Your GPA is excellent, which is a great help. You'll probably need a 160-165 to have a good shot at BU/BC (closer to 165 for BC). Have you considered taking the LSAT in February instead June? This would give you more time to practice and maximize your score. Take alook at the Official Guide to U.S. Law Schools, it will give you a very good idea as to what your chances are at most law schools. As far as RWU, I don't know much about it. It's ABA apporved and has a decent bar pass rate, which are good signs, but I don't know about it's local reputation. If you want to stay in RI it might be good choice, especially if they offer a scholarship.
UMass-Dartmouth just opened a law school. It's not ABA approved yet, but with the UMass system behind it I suspect it will be in a few years. Suffolk is in Boston, but I don't know much about its reputation.
Here are some general tips:
1) Consider your post-law school goals. What do you want to do? Biglaw, solo practice, government? Your answer to this question can guide your choice of law school. If you want a prestigious job in biglaw or a federal agency, then you'll need to go to an elite law school and perform very well. However, if you want to open your own office in the suburbs and practice family law, a scholarship at a small local school might make more sense.

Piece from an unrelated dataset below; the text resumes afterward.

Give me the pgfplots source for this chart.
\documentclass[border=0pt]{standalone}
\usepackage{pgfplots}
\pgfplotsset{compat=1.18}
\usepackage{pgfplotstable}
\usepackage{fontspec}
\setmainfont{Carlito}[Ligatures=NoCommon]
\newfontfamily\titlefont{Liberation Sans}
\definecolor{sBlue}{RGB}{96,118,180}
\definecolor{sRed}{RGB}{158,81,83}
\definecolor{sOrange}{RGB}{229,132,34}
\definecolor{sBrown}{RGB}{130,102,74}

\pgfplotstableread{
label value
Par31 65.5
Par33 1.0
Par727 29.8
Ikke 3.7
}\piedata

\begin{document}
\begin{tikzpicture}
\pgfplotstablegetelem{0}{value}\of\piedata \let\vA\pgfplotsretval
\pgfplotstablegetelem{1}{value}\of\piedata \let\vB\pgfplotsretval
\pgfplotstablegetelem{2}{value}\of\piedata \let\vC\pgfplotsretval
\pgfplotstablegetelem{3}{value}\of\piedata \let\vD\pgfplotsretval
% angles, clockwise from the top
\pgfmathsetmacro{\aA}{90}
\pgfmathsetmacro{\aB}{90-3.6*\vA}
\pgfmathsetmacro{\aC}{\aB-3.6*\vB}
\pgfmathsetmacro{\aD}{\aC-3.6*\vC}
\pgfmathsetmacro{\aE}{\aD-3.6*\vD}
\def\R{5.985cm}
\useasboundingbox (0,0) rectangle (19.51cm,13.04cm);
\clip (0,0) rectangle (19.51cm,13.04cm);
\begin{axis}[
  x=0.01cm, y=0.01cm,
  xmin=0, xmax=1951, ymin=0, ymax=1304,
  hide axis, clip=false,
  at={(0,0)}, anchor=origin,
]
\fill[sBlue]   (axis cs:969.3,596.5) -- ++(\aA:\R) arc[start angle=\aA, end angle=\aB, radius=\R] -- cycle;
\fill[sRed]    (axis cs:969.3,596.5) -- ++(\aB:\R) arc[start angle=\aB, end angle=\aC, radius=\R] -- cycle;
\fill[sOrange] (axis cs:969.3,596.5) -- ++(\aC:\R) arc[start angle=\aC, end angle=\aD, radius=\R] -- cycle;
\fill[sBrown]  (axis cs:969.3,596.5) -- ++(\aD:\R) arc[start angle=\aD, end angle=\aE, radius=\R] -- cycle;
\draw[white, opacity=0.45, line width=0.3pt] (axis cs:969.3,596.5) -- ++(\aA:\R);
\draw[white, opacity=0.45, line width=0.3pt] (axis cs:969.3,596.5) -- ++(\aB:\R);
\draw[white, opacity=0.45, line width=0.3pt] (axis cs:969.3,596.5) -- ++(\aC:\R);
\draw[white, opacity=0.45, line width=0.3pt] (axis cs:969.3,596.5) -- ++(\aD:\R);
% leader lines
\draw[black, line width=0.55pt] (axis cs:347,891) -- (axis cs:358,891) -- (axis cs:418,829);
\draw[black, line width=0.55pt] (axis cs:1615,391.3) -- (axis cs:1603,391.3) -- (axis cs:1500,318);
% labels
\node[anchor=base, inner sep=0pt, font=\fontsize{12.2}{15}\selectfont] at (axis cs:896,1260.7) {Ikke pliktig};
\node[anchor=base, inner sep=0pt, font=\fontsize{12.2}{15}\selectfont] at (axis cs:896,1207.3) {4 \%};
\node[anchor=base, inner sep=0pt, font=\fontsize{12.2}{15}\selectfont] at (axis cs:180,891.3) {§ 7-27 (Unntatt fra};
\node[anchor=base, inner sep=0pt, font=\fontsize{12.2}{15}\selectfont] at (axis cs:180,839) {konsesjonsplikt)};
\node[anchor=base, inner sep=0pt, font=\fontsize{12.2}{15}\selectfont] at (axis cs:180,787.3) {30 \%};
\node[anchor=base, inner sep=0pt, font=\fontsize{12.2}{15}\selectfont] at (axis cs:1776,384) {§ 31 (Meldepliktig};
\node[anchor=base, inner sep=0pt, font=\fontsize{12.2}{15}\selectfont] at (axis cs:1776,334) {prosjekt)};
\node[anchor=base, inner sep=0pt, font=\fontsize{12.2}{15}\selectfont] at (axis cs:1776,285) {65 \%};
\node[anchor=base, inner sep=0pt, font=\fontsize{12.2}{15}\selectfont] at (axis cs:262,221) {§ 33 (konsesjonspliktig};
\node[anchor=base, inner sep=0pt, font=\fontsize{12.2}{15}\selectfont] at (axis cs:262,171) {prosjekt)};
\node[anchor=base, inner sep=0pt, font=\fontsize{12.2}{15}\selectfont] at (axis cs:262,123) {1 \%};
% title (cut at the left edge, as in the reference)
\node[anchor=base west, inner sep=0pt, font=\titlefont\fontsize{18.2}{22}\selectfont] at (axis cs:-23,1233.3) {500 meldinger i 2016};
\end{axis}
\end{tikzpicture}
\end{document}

2) Be realistic and set achievable goals. The people who are happy and productive in law school tend to be the ones who have a clear idea of where they're headed and know how to get there. You should try to figure this out before you commit to spending $100,000-$150,000. Some people go to law school convinced that the only jobs worth having are in biglaw, or that a JD guarantees a high salary, or that they are destined to be in the top 10%. Those people are usually disappointed and frustrated.

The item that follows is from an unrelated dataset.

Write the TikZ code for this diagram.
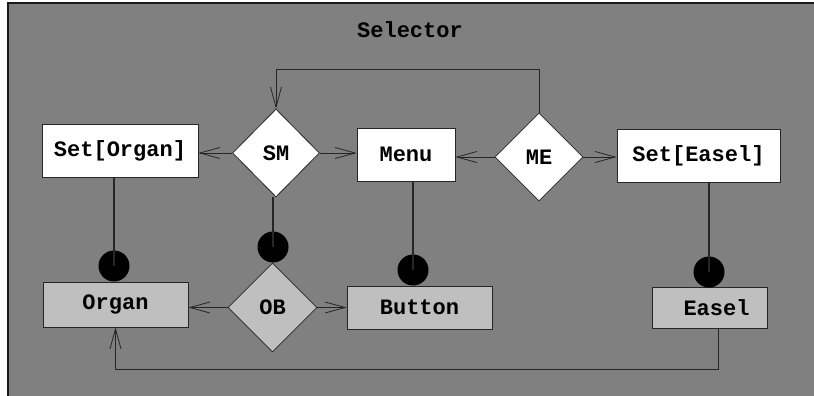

3) Rankings matter, but not as much as you might think. This is especially true the further down the list you go. Very few school have the kind of powerful national reputation that will get you a job based on pedigree alone. Maybe ten or so schools in the entire nation (Harvard, Yale, Stanford, etc). The rest are essentially regional or local schools. For example, Boston University is a great school , but it is primarily an east coast/New England school. If your goal was to work in Seattle, you might be better off going to a local WA school even if it's ranked lower than BU. Most schools have an alumni base, employment contacts, etc all of which are local. Many students choose their school based on ranking alone and ignore the reality of the situation: the vast majority of schools are relatively unknown outside of their immediate region.

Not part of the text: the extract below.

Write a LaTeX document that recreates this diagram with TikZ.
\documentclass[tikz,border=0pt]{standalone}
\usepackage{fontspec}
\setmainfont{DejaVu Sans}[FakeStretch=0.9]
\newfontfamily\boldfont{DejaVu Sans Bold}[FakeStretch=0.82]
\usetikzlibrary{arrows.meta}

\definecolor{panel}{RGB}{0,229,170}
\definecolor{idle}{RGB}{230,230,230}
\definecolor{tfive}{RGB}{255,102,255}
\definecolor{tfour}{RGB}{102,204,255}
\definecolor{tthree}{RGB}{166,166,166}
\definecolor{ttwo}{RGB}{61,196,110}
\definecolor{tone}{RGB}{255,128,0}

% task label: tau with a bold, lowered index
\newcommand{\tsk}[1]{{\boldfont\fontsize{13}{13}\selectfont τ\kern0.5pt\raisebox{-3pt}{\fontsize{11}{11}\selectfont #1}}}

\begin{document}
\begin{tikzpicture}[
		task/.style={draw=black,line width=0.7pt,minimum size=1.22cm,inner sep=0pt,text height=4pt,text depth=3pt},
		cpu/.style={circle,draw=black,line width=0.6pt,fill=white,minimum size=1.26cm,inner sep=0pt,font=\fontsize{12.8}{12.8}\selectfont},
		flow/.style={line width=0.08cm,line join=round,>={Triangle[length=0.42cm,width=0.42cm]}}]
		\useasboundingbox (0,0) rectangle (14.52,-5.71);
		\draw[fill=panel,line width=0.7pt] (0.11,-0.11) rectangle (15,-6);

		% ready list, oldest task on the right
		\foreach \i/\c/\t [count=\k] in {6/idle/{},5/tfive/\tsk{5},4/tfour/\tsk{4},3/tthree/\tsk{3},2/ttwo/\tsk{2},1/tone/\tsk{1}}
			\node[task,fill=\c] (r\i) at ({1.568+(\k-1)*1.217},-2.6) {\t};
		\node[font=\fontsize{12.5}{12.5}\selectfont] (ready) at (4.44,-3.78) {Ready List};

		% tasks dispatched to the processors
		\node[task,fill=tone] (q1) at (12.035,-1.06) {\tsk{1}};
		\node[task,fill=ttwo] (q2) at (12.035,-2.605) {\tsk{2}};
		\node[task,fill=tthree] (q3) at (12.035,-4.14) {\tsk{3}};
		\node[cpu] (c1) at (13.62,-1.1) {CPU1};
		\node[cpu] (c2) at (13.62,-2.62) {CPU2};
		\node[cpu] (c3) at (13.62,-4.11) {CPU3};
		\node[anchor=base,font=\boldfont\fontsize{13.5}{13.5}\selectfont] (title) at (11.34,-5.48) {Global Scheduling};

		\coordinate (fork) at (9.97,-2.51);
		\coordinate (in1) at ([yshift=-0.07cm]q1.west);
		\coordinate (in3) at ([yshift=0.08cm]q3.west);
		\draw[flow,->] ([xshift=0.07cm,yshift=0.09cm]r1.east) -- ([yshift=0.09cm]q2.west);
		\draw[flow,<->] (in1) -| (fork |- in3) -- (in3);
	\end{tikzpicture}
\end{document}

4) Do as many internships and clekships as you possibly can, attend local bar association meetings, and start making connections from day one. The legal industry is changing rapidly and you can't rely on your law school's career services office or on-campus interviewing to get a job. The trend is moving away from big firms and towards smaller, specialized firms. Experience is key, I cannot stress this enough. Most firms (and govt offices) don't have the time or money to train a new clueless associate. They want people who can hit the ground running with minimal supervision. It is imperitive that you get real world experience, especially if you're not carrying around a Harvard degree.